+++ Collected material

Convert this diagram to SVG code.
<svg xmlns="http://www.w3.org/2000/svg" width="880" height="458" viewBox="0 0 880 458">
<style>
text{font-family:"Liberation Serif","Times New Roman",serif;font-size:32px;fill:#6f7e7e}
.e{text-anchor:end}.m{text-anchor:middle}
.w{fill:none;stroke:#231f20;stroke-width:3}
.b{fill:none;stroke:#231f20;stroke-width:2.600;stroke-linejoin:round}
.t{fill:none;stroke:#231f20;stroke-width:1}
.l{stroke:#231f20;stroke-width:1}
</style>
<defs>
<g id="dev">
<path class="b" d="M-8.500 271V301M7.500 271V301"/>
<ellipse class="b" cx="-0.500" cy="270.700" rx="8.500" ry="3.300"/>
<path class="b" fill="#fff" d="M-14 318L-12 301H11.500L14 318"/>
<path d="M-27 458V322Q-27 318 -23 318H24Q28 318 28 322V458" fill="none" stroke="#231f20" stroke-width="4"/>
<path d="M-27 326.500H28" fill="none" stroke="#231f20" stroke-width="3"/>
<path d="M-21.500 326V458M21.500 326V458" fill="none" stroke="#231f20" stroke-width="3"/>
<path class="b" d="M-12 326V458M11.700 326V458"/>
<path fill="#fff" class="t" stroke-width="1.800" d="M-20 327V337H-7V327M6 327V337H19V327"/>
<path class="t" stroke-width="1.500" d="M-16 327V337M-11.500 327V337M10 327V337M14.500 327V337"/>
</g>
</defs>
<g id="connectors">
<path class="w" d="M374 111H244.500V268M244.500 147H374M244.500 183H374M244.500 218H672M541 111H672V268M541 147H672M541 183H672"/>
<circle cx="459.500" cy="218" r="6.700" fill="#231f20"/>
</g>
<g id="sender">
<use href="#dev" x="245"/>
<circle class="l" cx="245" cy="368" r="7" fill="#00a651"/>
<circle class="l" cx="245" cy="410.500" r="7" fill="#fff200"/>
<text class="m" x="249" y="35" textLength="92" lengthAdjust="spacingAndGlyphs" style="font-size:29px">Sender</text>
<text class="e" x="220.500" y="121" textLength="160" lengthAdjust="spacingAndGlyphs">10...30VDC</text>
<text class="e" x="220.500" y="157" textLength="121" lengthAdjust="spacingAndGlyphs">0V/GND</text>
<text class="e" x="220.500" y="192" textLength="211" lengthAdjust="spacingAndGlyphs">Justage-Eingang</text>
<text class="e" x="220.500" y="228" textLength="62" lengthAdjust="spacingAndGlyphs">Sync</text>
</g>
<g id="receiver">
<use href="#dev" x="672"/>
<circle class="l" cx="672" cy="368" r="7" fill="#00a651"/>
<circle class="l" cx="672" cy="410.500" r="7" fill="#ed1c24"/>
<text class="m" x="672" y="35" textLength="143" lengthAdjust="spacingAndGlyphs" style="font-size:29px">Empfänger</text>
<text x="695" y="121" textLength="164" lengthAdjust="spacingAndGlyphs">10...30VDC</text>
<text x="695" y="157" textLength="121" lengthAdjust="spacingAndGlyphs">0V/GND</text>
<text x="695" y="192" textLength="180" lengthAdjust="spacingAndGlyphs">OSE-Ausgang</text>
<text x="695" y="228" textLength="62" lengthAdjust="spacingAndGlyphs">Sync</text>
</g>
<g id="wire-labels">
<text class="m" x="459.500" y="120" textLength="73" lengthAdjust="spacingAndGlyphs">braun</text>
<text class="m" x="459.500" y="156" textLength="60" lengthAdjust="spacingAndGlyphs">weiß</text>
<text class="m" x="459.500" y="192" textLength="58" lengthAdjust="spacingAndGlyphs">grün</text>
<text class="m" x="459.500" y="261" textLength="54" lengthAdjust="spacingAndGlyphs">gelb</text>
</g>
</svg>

++++++

**Instructions for the task**
Copy out the data shown above without altering anything.

**Written response**
Convert this diagram to SVG code.
<svg xmlns="http://www.w3.org/2000/svg" width="880" height="458" viewBox="0 0 880 458">
<style>
text{font-family:"Liberation Serif","Times New Roman",serif;font-size:32px;fill:#6f7e7e}
.e{text-anchor:end}.m{text-anchor:middle}
.w{fill:none;stroke:#231f20;stroke-width:3}
.b{fill:none;stroke:#231f20;stroke-width:2.600;stroke-linejoin:round}
.t{fill:none;stroke:#231f20;stroke-width:1}
.l{stroke:#231f20;stroke-width:1}
</style>
<defs>
<g id="dev">
<path class="b" d="M-8.500 271V301M7.500 271V301"/>
<ellipse class="b" cx="-0.500" cy="270.700" rx="8.500" ry="3.300"/>
<path class="b" fill="#fff" d="M-14 318L-12 301H11.500L14 318"/>
<path d="M-27 458V322Q-27 318 -23 318H24Q28 318 28 322V458" fill="none" stroke="#231f20" stroke-width="4"/>
<path d="M-27 326.500H28" fill="none" stroke="#231f20" stroke-width="3"/>
<path d="M-21.500 326V458M21.500 326V458" fill="none" stroke="#231f20" stroke-width="3"/>
<path class="b" d="M-12 326V458M11.700 326V458"/>
<path fill="#fff" class="t" stroke-width="1.800" d="M-20 327V337H-7V327M6 327V337H19V327"/>
<path class="t" stroke-width="1.500" d="M-16 327V337M-11.500 327V337M10 327V337M14.500 327V337"/>
</g>
</defs>
<g id="connectors">
<path class="w" d="M374 111H244.500V268M244.500 147H374M244.500 183H374M244.500 218H672M541 111H672V268M541 147H672M541 183H672"/>
<circle cx="459.500" cy="218" r="6.700" fill="#231f20"/>
</g>
<g id="sender">
<use href="#dev" x="245"/>
<circle class="l" cx="245" cy="368" r="7" fill="#00a651"/>
<circle class="l" cx="245" cy="410.500" r="7" fill="#fff200"/>
<text class="m" x="249" y="35" textLength="92" lengthAdjust="spacingAndGlyphs" style="font-size:29px">Sender</text>
<text class="e" x="220.500" y="121" textLength="160" lengthAdjust="spacingAndGlyphs">10...30VDC</text>
<text class="e" x="220.500" y="157" textLength="121" lengthAdjust="spacingAndGlyphs">0V/GND</text>
<text class="e" x="220.500" y="192" textLength="211" lengthAdjust="spacingAndGlyphs">Justage-Eingang</text>
<text class="e" x="220.500" y="228" textLength="62" lengthAdjust="spacingAndGlyphs">Sync</text>
</g>
<g id="receiver">
<use href="#dev" x="672"/>
<circle class="l" cx="672" cy="368" r="7" fill="#00a651"/>
<circle class="l" cx="672" cy="410.500" r="7" fill="#ed1c24"/>
<text class="m" x="672" y="35" textLength="143" lengthAdjust="spacingAndGlyphs" style="font-size:29px">Empfänger</text>
<text x="695" y="121" textLength="164" lengthAdjust="spacingAndGlyphs">10...30VDC</text>
<text x="695" y="157" textLength="121" lengthAdjust="spacingAndGlyphs">0V/GND</text>
<text x="695" y="192" textLength="180" lengthAdjust="spacingAndGlyphs">OSE-Ausgang</text>
<text x="695" y="228" textLength="62" lengthAdjust="spacingAndGlyphs">Sync</text>
</g>
<g id="wire-labels">
<text class="m" x="459.500" y="120" textLength="73" lengthAdjust="spacingAndGlyphs">braun</text>
<text class="m" x="459.500" y="156" textLength="60" lengthAdjust="spacingAndGlyphs">weiß</text>
<text class="m" x="459.500" y="192" textLength="58" lengthAdjust="spacingAndGlyphs">grün</text>
<text class="m" x="459.500" y="261" textLength="54" lengthAdjust="spacingAndGlyphs">gelb</text>
</g>
</svg>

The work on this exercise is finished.